The Christian nationalist movement has deep roots in anti-communism, antisemitism, white supremacy and isolationism. Since Trump’s presidency, its agenda has married religious right hobbyhorses like ending same-sex marriage, banning abortion, and denying the existence of trans people with MAGA world dog whistles about the dangers of immigration and diversity, conspiracism, and apocalyptic descriptions of Democratic opponents and leftists.
Vought, for example, has previously advocated for limiting immigration to those who have “accept[ed] Israel’s God, laws and understanding of history.”
The most radical adherents of the movement, which has gained influence on the right, see pluralistic democracy as a roadblock to be dismantled and consider their political standard-bearers, such as Trump, to be divinely inspired.
The draft platform does not outright call for an abortion ban — using oblique language instead to signal support of fetal personhood — or a reversal of same-sex marriage rights. But it does not mince words in its opposition to trans people in public life, promising to “End Left-wing Gender Insanity” by punishing schools that allow children to transition and banning trans athletes from competition.
The draft also promises Republicans will “promote a Culture that values the Sanctity of Marriage,” swapping a definition of marriage as between a man and a woman for a softer euphemism.

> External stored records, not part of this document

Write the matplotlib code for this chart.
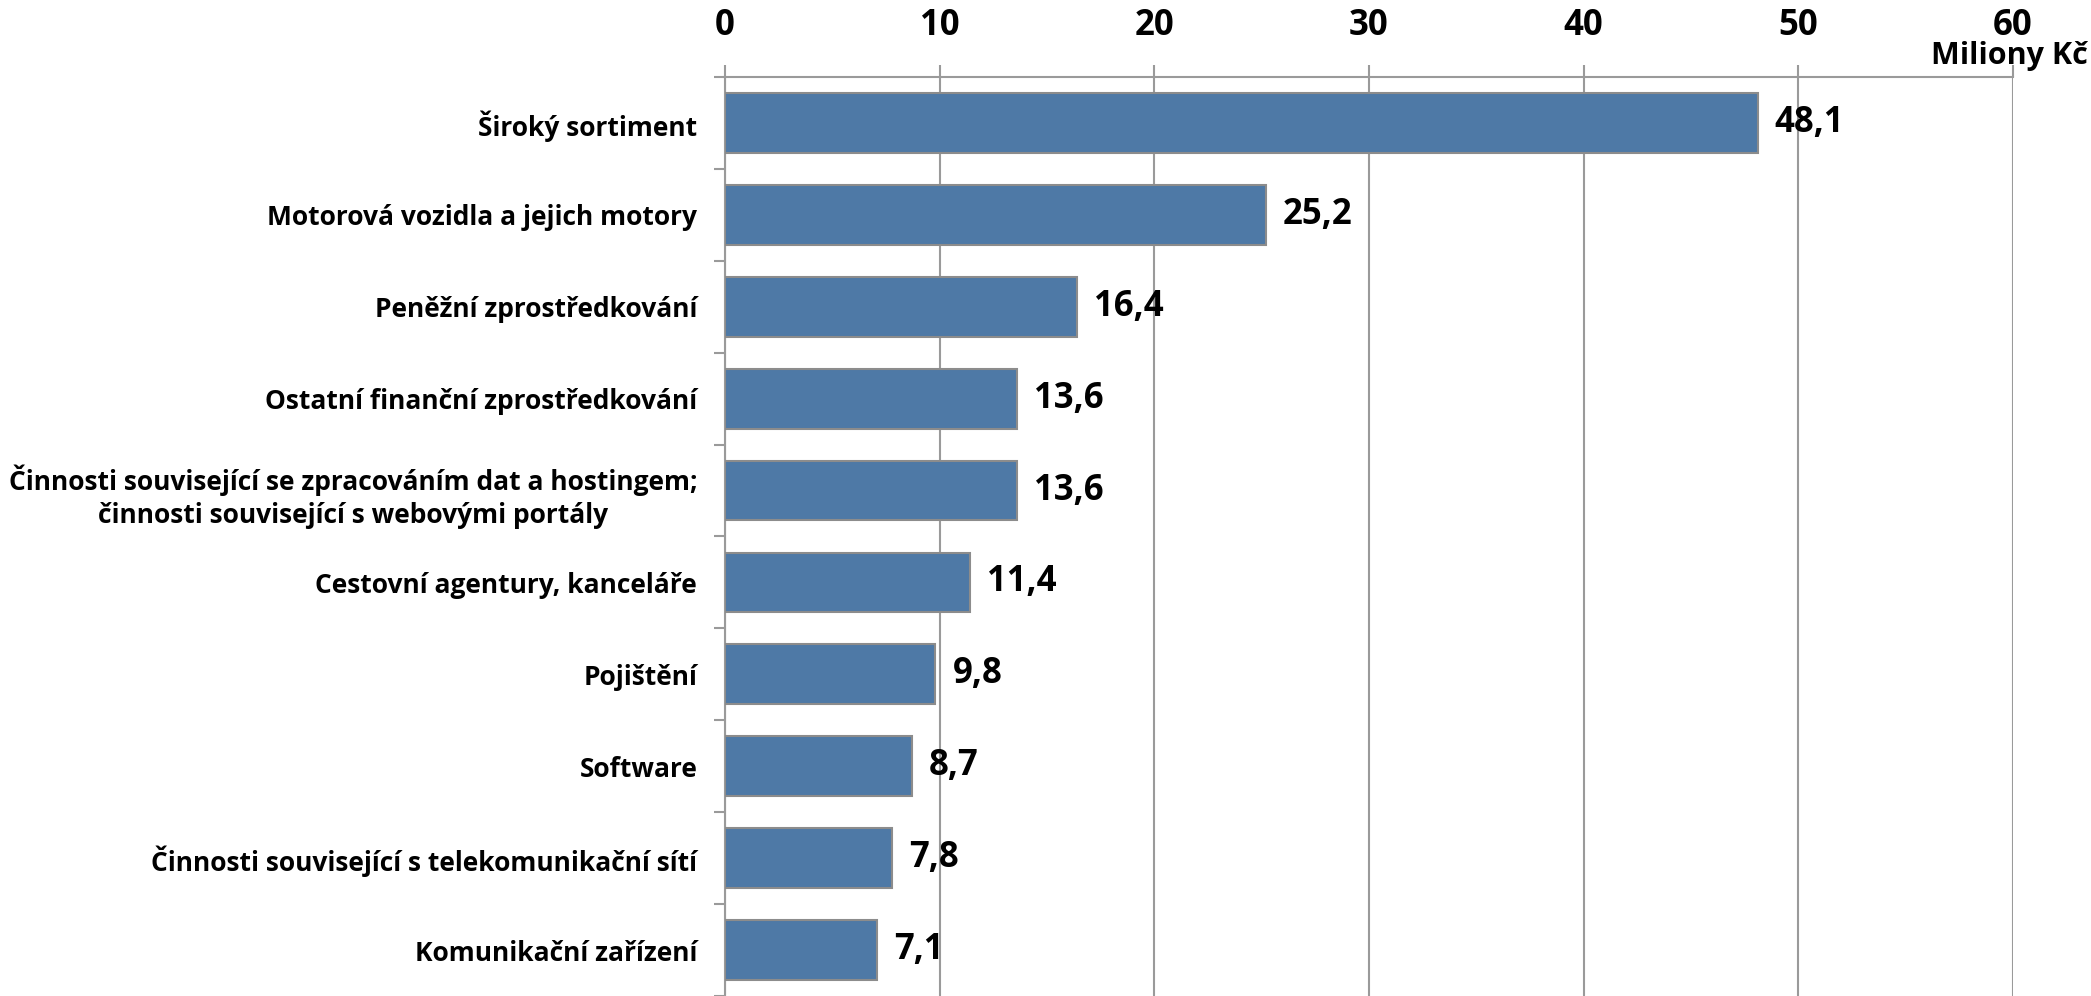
import matplotlib
matplotlib.use('Agg')
import matplotlib.pyplot as plt
import numpy as np

categories = [
    'Široký sortiment',
    'Motorová vozidla a jejich motory',
    'Peněžní zprostředkování',
    'Ostatní finanční zprostředkování',
    'Činnosti související se zpracováním dat a hostingem;\nčinnosti související s webovými portály',
    'Cestovní agentury, kanceláře',
    'Pojištění',
    'Software',
    'Činnosti související s telekomunikační sítí',
    'Komunikační zařízení',
]
values = [48.1, 25.2, 16.4, 13.6, 13.6, 11.4, 9.8, 8.7, 7.8, 7.1]
xticks = [0, 10, 20, 30, 40, 50, 60]

plt.rcParams['font.family'] = ['Open Sans', 'DejaVu Sans']
plt.rcParams['font.weight'] = 'bold'

grid_col = '#9a9a9a'
bar_col = '#4e79a6'

fig = plt.figure(figsize=(20.91, 9.96), dpi=100)
ax = fig.add_axes([725 / 2091, 0.0, (2013 - 725) / 2091, 1 - 77 / 996])

y = np.arange(len(categories))
ax.barh(y, values, height=0.65, color=bar_col, edgecolor='#8c8c8c', linewidth=1.5, zorder=3)

for yi, v in zip(y, values):
    ax.text(v + 0.8, yi, f'{v:.1f}'.replace('.', ','), va='center', ha='left',
            fontsize=25, fontweight='bold', zorder=4)

ax.set_xlim(0, 60)
ax.set_ylim(len(categories) - 0.5, -0.5)

ax.xaxis.tick_top()
ax.set_xticks(xticks)
ax.set_xticklabels([str(t) for t in xticks], fontsize=25, fontweight='bold')
ax.tick_params(axis='x', length=9, width=1.5, color=grid_col, pad=15)
ax.grid(axis='x', color=grid_col, linewidth=1.5, zorder=0)

# category boundaries as minor ticks on y
ax.set_yticks(y)
ax.set_yticklabels(categories, fontsize=19, fontweight='bold', ha='right',
                   multialignment='center', linespacing=1.3)
ax.set_yticks(np.arange(len(categories) + 1) - 0.5, minor=True)
ax.tick_params(axis='y', which='major', length=0, pad=20)
ax.tick_params(axis='y', which='minor', length=8, width=1.5, color=grid_col)

for s in ['right', 'bottom']:
    ax.spines[s].set_visible(False)
for s in ['top', 'left']:
    ax.spines[s].set_color(grid_col)
    ax.spines[s].set_linewidth(1.5)

fig.text(2088 / 2091, 1 - 56 / 996, 'Miliony Kč', ha='right', va='center', fontsize=22, fontweight='bold')

fig.savefig('out.png', dpi=100)
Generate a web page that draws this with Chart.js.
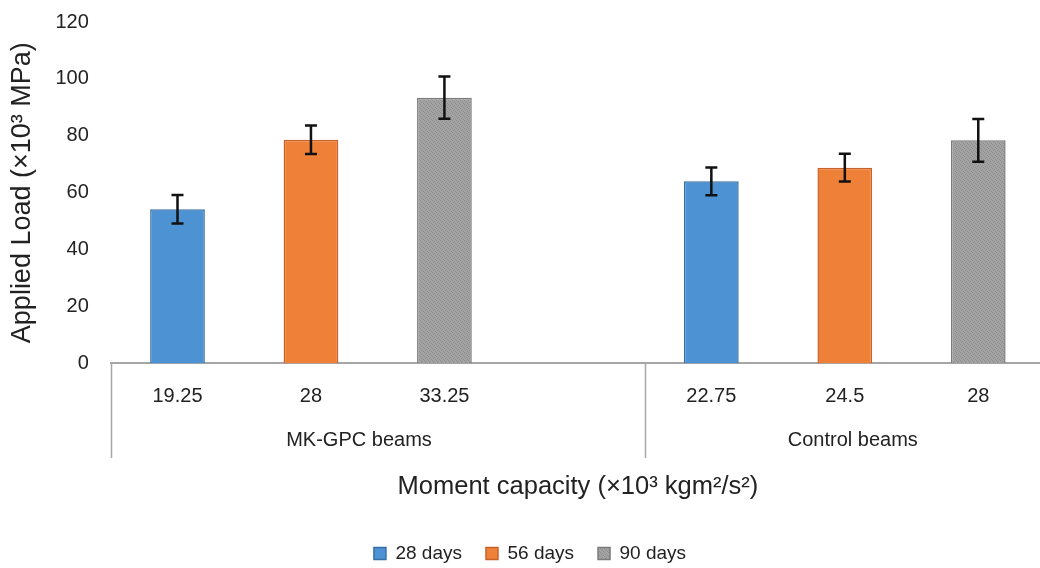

And the Christian nationalist credo that Christians in America face widespread persecution is the animating belief behind one of the platform’s few concrete policy promises: to appoint a federal task force on “Anti-Christian Bias” that “will investigate all forms of illegal discrimination, harassment, and persecution against Christians in America.”
Vought and the Trump campaign did not respond to a request for comment.
Other members of the platform committee who have embraced Christian nationalist beliefs include David Barton, an amateur historian who has helped popularize the belief among conservatives that America’s founders envisioned the country as a Christian nation. Barton has derided the separation between church and state as “a myth invented by progressives” and argued the “first purpose” of public education is “to teach students to love and serve God.”
The platform committee also includes Tony Perkins, the president of the anti-LGBTQ+ advocacy group Family Research Council, LaDonna Ryggs, a South Carolina politician who has helped raise funds for the Christian nationalist Palmetto Family Council, and Lori Hinz, a Republican fixture in North Dakota.
Hinz, in reaction to being chosen for the committee, told a right-wing conference in May: “I’m thrilled to be chosen, because with my theological background, I put everything through the lens of the Bible, and that, on the platform committee, I think, is going to be integral and very important.” Hinz and Perkins did not respond to a request for comment.
Since the platform became public, Barton and Perkins have both complained that the Trump campaign reduced campaign outsiders’ influence on the platform ― particularly by deemphasizing abortion ― although Barton still endorsed the results.
“The 2024 platform is a decent statement of campaign priorities, but not necessarily the enduring principles of a party,” Perkins said in a statement to The New York Times.
“It has many excellent provisions and is strong in areas related to protecting gender distinctions, border security, combating crime, and defederalizing education,” he said in a statement to HuffPost. Although it takes “the weakest position on protecting unborn life” in recent memory, he said, “People of faith still have a clear choice in this election cycle.”